Healthier cropping sequences on the farm
Financially, it may be difficult to quantify the benefit, as any potential reduction of inputs or increase in yield of the following crops are offset by the cost of establishment and destruction of the cover crop. Cover crops, though, should be treated as an integral part of the rotation and good establishment is imperative, drill rather than broadcast, small nitrogen and slug pellet applications will result in a higher level of biomass, more nutrients being captured, more root activity, less pollution/erosion.
Which cover crop should I use?
The correct choice of cover crop will vary from farm to farm and will be dependent on many variables such as: what is trying to be achieved? Things to consider would be:
- Soil type
- Geographical location – less likely to get good autumn establishment in Northern parts of the UK.

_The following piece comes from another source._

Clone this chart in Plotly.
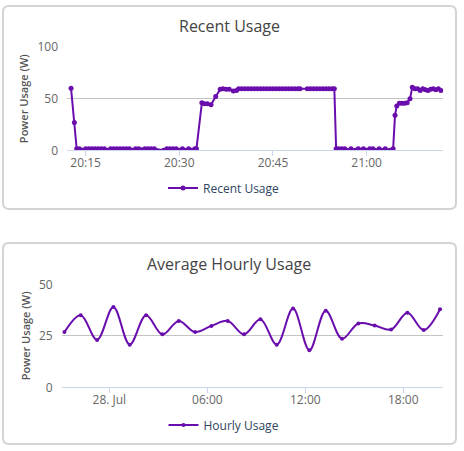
import pandas as pd
import plotly.graph_objects as go

# recent usage, 28 Jul (W)
recent_day = "2018-07-28 "
recent_times = [
    "20:12:40", "20:13:12", "20:13:34",
    "20:14:00", "20:14:30", "20:15:00", "20:15:30", "20:16:00", "20:16:30",
    "20:17:00", "20:17:30", "20:18:00", "20:18:30", "20:19:00", "20:19:30",
    "20:20:00", "20:20:30", "20:21:00", "20:21:30", "20:22:00", "20:22:30",
    "20:23:00", "20:23:30", "20:24:00", "20:24:30", "20:25:00", "20:25:30",
    "20:26:00", "20:27:30", "20:28:00", "20:28:30", "20:29:00", "20:29:30",
    "20:30:00", "20:30:30", "20:31:00", "20:31:30", "20:32:00", "20:32:30",
    "20:32:45",
    "20:33:37", "20:34:00", "20:34:30", "20:35:05", "20:35:50", "20:36:33",
    "20:37:00", "20:37:30", "20:38:00", "20:38:40", "20:39:10", "20:39:30",
    "20:40:00", "20:40:30", "20:41:00", "20:41:30", "20:42:00", "20:42:30",
    "20:43:00", "20:43:30", "20:44:00", "20:44:30", "20:45:00", "20:45:30",
    "20:46:00", "20:46:30", "20:47:00", "20:47:30", "20:48:00", "20:48:30",
    "20:49:00", "20:49:20", "20:50:30", "20:51:00", "20:51:30", "20:52:00",
    "20:52:30", "20:53:00", "20:53:30", "20:54:00", "20:54:30", "20:54:50",
    "20:55:07", "20:55:30", "20:56:00", "20:56:30", "20:56:50", "20:57:30",
    "20:58:10", "20:58:40", "20:59:30", "21:00:00", "21:00:30", "21:01:00",
    "21:01:20", "21:02:00", "21:02:25", "21:03:00", "21:03:45", "21:04:15",
    "21:04:33", "21:04:50", "21:05:15", "21:05:40", "21:06:05", "21:06:30",
    "21:06:57", "21:07:19", "21:07:45", "21:08:10", "21:08:35", "21:09:00",
    "21:09:25", "21:09:50", "21:10:15", "21:10:40", "21:11:05", "21:11:30",
    "21:11:54",
]
recent_watts = [
    60, 27, 1.5,
    1.5, 0, 1.5, 1.5, 1.5, 1.5,
    1.5, 1.5, 1.5, 0, 1.5, 1.5,
    1.5, 1.5, 1.5, 1.5, 1.5, 0,
    1.5, 1.5, 0.5, 1.5, 1.5, 1.5,
    1.5, 0, 1.5, 1.5, 1.5, 1.5,
    0, 1.5, 0, 1.5, 0, 1.5,
    1.5,
    46, 45, 45, 44, 52, 59,
    59.5, 59, 59, 57.5, 58, 59.5,
    59.5, 59.5, 59.5, 59.5, 59.5, 59.5,
    59.5, 59.5, 59.5, 59.5, 59.5, 59.5,
    59.5, 59.5, 59.5, 59.5, 59.5, 59.5,
    59.5, 59.5, 59.5, 59.5, 59.5, 59.5,
    59.5, 59.5, 59.5, 59.5, 59.5, 59.5,
    1.5, 1.5, 1.5, 1.5, 0, 1.5,
    0, 1.5, 1.5, 0, 1.5, 1.5,
    0, 1.5, 0, 1.5, 0, 1.5,
    34, 43, 45.5, 45.5, 45.5, 46,
    50, 61, 59.5, 59.5, 58, 59.5,
    58.5, 58, 59, 59.5, 58.5, 59.5,
    58,
]

# hourly averages (W)
hourly_times = [
    "2018-07-27 21:15", "2018-07-27 22:15", "2018-07-27 23:15",
    "2018-07-28 00:15", "2018-07-28 01:15", "2018-07-28 02:15",
    "2018-07-28 03:15", "2018-07-28 04:15", "2018-07-28 05:15",
    "2018-07-28 06:15", "2018-07-28 07:15", "2018-07-28 08:15",
    "2018-07-28 09:15", "2018-07-28 10:15", "2018-07-28 11:15",
    "2018-07-28 12:15", "2018-07-28 13:15", "2018-07-28 14:15",
    "2018-07-28 15:15", "2018-07-28 16:15", "2018-07-28 17:15",
    "2018-07-28 18:15", "2018-07-28 19:15", "2018-07-28 20:15",
]
hourly_watts = [
    26.8, 35, 23, 39, 20.7, 35, 25.7, 32.2, 26.8, 29.8, 32.2, 25.7,
    33, 20.7, 38.2, 18, 37.2, 23.6, 31, 30, 28, 36.2, 27.8, 37.9,
]

W, H = 464, 451
purple = "#6a0dad"
font = "Open Sans"


def px(x):
    return x / W


def py(y):
    return 1 - y / H


def card(x0, y0, x1, y1, r=6):
    return (f"M{px(x0 + r)},{py(y0)} L{px(x1 - r)},{py(y0)} "
            f"Q{px(x1)},{py(y0)} {px(x1)},{py(y0 + r)} L{px(x1)},{py(y1 - r)} "
            f"Q{px(x1)},{py(y1)} {px(x1 - r)},{py(y1)} L{px(x0 + r)},{py(y1)} "
            f"Q{px(x0)},{py(y1)} {px(x0)},{py(y1 - r)} L{px(x0)},{py(y0 + r)} "
            f"Q{px(x0)},{py(y0)} {px(x0 + r)},{py(y0)} Z")


fig = go.Figure()
fig.add_trace(go.Scatter(
    x=pd.to_datetime([recent_day + t for t in recent_times]), y=recent_watts,
    mode="lines+markers", name="Recent Usage",
    line=dict(color=purple, width=2), marker=dict(size=5, color=purple),
    xaxis="x", yaxis="y", legend="legend",
))
fig.add_trace(go.Scatter(
    x=pd.to_datetime(hourly_times), y=hourly_watts,
    mode="lines+markers", name="Hourly Usage",
    line=dict(color=purple, width=2, shape="spline", smoothing=1),
    marker=dict(size=4, color=purple),
    xaxis="x2", yaxis="y2", legend="legend2",
))

xcommon = dict(showgrid=False, showline=True, linecolor="#ccd6eb", linewidth=1,
               ticks="outside", ticklen=5, tickcolor="#ccd6eb", tickformat="%H:%M",
               ticklabelstandoff=-4,
               tickfont=dict(family=font, size=12, color="#666666"), zeroline=False,
               automargin=False)
ycommon = dict(showgrid=True, gridcolor="#c4c4c4", gridwidth=1, zeroline=False,
               showline=False, ticklabelstandoff=8, automargin=False,
               tickfont=dict(family=font, size=12, color="#666666"))
ytitle = dict(text="Power Usage (W)", font=dict(family=font, size=11, color="#555555", weight=600),
              standoff=6)

fig.update_layout(
    width=W, height=H, margin=dict(l=0, r=0, t=0, b=0, autoexpand=False),
    paper_bgcolor="white", plot_bgcolor="rgba(0,0,0,0)",
    showlegend=True,
    xaxis=dict(xcommon, domain=[px(67), px(443.3)], anchor="y",
               range=["2018-07-28 20:12:01", "2018-07-28 21:12:17"],
               tickvals=pd.to_datetime(["2018-07-28 20:15", "2018-07-28 20:30",
                                        "2018-07-28 20:45", "2018-07-28 21:00"])),
    yaxis=dict(ycommon, domain=[py(150.3), py(47)], anchor="x", range=[0, 100],
               tickvals=[0, 50, 100], title=ytitle),
    xaxis2=dict(xcommon, domain=[px(61.7), px(443.3)], anchor="y2",
                range=["2018-07-27 21:05", "2018-07-28 20:27"],
                tickvals=pd.to_datetime(["2018-07-28 00:00", "2018-07-28 06:00",
                                         "2018-07-28 12:00", "2018-07-28 18:00"]),
                ticktext=["28. Jul", "06:00", "12:00", "18:00"]),
    yaxis2=dict(ycommon, domain=[py(387.3), py(284.3)], anchor="x2", range=[0, 50],
                tickvals=[0, 25, 50], title=ytitle),
    legend=dict(x=px(224), y=py(188), xanchor="center", yanchor="middle", orientation="h",
                font=dict(family=font, size=12, color="#2e4460"), bgcolor="rgba(0,0,0,0)"),
    legend2=dict(x=px(224), y=py(425), xanchor="center", yanchor="middle", orientation="h",
                 font=dict(family=font, size=12, color="#2e4460"), bgcolor="rgba(0,0,0,0)"),
    shapes=[
        dict(type="path", xref="paper", yref="paper", path=card(3, 6, 456, 209),
             fillcolor="white", line=dict(color="#d4d4d4", width=2), layer="below"),
        dict(type="path", xref="paper", yref="paper", path=card(3, 243, 456, 444),
             fillcolor="white", line=dict(color="#d4d4d4", width=2), layer="below"),
    ],
    annotations=[
        dict(text="Recent Usage", x=px(229), y=py(26), xref="paper", yref="paper",
             xanchor="center", yanchor="middle", showarrow=False,
             font=dict(family=font, size=16, color="#444444")),
        dict(text="Average Hourly Usage", x=px(229), y=py(264), xref="paper", yref="paper",
             xanchor="center", yanchor="middle", showarrow=False,
             font=dict(family=font, size=16, color="#444444")),
    ],
)

# page margin would push the fixed-size figure off the window
fig.write_html("out.html", config={"displayModeBar": False},
               post_script="document.body.style.margin='0';document.body.style.overflow='hidden';")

- Rotation – not using brassicas in a rotation containing OSR
- Sowing dates – sooner after harvest of previous cash crop as practical to maximise biomass potential
- Following plant timings – not to compromise future cash crop
- Previous herbicide usage – residual herbicide could affect cover crop
Farm Business strategy
Seeking expert agronomic advice is key in making the correct decisions on cover crop strategy and type of seed to be included within the mix. For example, if the aim is the long-term management of arable weeds, where there are fewer active ingredients available, and herbicide resistance is to be considered, the weed challenge must be managed across the whole rotation. The cover crop chosen should be established and then destroyed along with the target weeds before it is able to re-seed, and over time the seed bank can be reduced. This method would rely on use of glyphosate as a control method so as not to disturb the soil as deep cultivation would mix the soil profile and reduce the effectiveness of the strategy.
Putting this into practice, some growers are having success with crimper rollers to destroy the cover crop and do away with the use of chemical control and should glyphosate be banned this may be the best option for conventional no-till farmers.